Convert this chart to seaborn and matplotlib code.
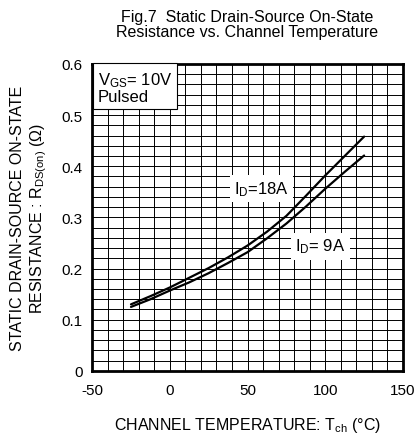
import seaborn as sns
import pandas as pd
import matplotlib.pyplot as plt

# values
temps = [-25, -12.5, 0, 12.5, 25, 37.5, 50, 62.5, 75, 87.5, 100, 112.5, 125]
r_18a = [0.130, 0.146, 0.163, 0.182, 0.201, 0.222, 0.245, 0.272, 0.303, 0.342, 0.382, 0.420, 0.458]
r_9a = [0.125, 0.140, 0.157, 0.173, 0.191, 0.211, 0.232, 0.259, 0.288, 0.321, 0.356, 0.389, 0.421]
x_ticks = [-50, 0, 50, 100, 150]
y_ticks = [0, 0.1, 0.2, 0.3, 0.4, 0.5, 0.6]

df = pd.concat([
    pd.DataFrame({'Tch': temps, 'R': r_18a, 'ID': '18A'}),
    pd.DataFrame({'Tch': temps, 'R': r_9a, 'ID': '9A'}),
], ignore_index=True)

sns.set_style("white")
plt.rcParams['font.family'] = ['Liberation Sans', 'DejaVu Sans']
plt.rcParams['mathtext.fontset'] = 'custom'
plt.rcParams['mathtext.rm'] = 'Liberation Sans'
plt.rcParams['mathtext.it'] = 'Liberation Sans'
for k in ['text.color', 'axes.labelcolor', 'xtick.color', 'ytick.color']:
    plt.rcParams[k] = 'black'

fig = plt.figure(figsize=(4.15, 4.39), dpi=100)
ax = fig.add_axes([0.222, 0.153, 0.749, 0.699])

sns.lineplot(data=df, x='Tch', y='R', hue='ID', palette=['black', 'black'],
             linewidth=1.6, legend=False, ax=ax, zorder=3)

ax.set_xlim(-50, 150)
ax.set_ylim(0, 0.6)
ax.set_xticks(x_ticks)
ax.set_xticklabels([str(t) for t in x_ticks])
ax.set_yticks(y_ticks)
ax.set_yticklabels(['0'] + [f'{v:.1f}' for v in y_ticks[1:]])
ax.set_xticks(range(-50, 151, 10), minor=True)
ax.set_yticks([i * 0.02 for i in range(31)], minor=True)
ax.grid(True, which='both', color='black', linewidth=0.7)
ax.tick_params(which='both', length=0, labelsize=11)
ax.tick_params(axis='x', pad=9)
ax.tick_params(axis='y', pad=7)
for s in ax.spines.values():
    s.set_linewidth(2)
    s.set_color('black')
    s.set_zorder(4)

ax.set_xlabel(r'CHANNEL TEMPERATURE: T$_{\mathrm{ch}}$ (°C)', fontsize=11.5, labelpad=13)
ax.set_ylabel('STATIC DRAIN-SOURCE ON-STATE\n'
              r'RESISTANCE : R$_{\mathrm{DS(on)}}$ ($\Omega$)', fontsize=11.5, labelpad=9)
ax.set_title('Fig.7  Static Drain-Source On-State\nResistance vs. Channel Temperature',
             fontsize=11.5, pad=20, linespacing=1.0)

ax.text(-46.5, 0.588, 'V$_{\\mathrm{GS}}$= 10V\nPulsed', fontsize=12, va='top', ha='left',
        linespacing=1.0, zorder=5,
        bbox=dict(boxstyle='square,pad=0.3', fc='white', ec='black', lw=0.8))
ax.text(59, 0.356, 'I$_{\\mathrm{D}}$=18A', fontsize=12, va='center', ha='center', zorder=5,
        bbox=dict(boxstyle='square,pad=0.25', fc='white', ec='none'))
ax.text(97, 0.244, 'I$_{\\mathrm{D}}$= 9A', fontsize=12, va='center', ha='center', zorder=5,
        bbox=dict(boxstyle='square,pad=0.25', fc='white', ec='none'))

fig.savefig('out.png', dpi=100)
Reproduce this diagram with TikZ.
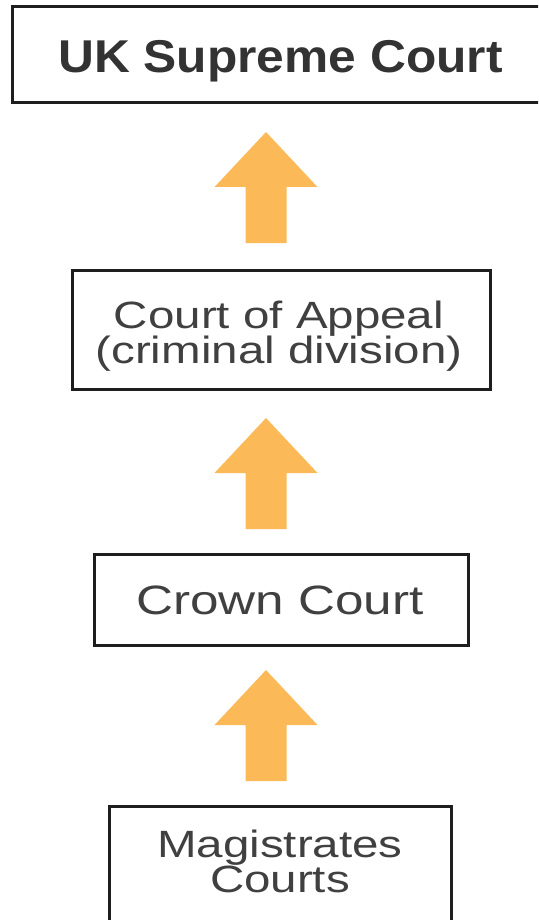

· · · · ·

- _Work required_
Please reproduce, word for word, every line from the first line of the records above through the line containing "y_ticks = [0, 0.1, 0.2, 0.3, 0.4, 0.5, 0.6]", and leave out the pictures.

- _Result_
Convert this chart to seaborn and matplotlib code.
import seaborn as sns
import pandas as pd
import matplotlib.pyplot as plt

# values
temps = [-25, -12.5, 0, 12.5, 25, 37.5, 50, 62.5, 75, 87.5, 100, 112.5, 125]
r_18a = [0.130, 0.146, 0.163, 0.182, 0.201, 0.222, 0.245, 0.272, 0.303, 0.342, 0.382, 0.420, 0.458]
r_9a = [0.125, 0.140, 0.157, 0.173, 0.191, 0.211, 0.232, 0.259, 0.288, 0.321, 0.356, 0.389, 0.421]
x_ticks = [-50, 0, 50, 100, 150]
y_ticks = [0, 0.1, 0.2, 0.3, 0.4, 0.5, 0.6]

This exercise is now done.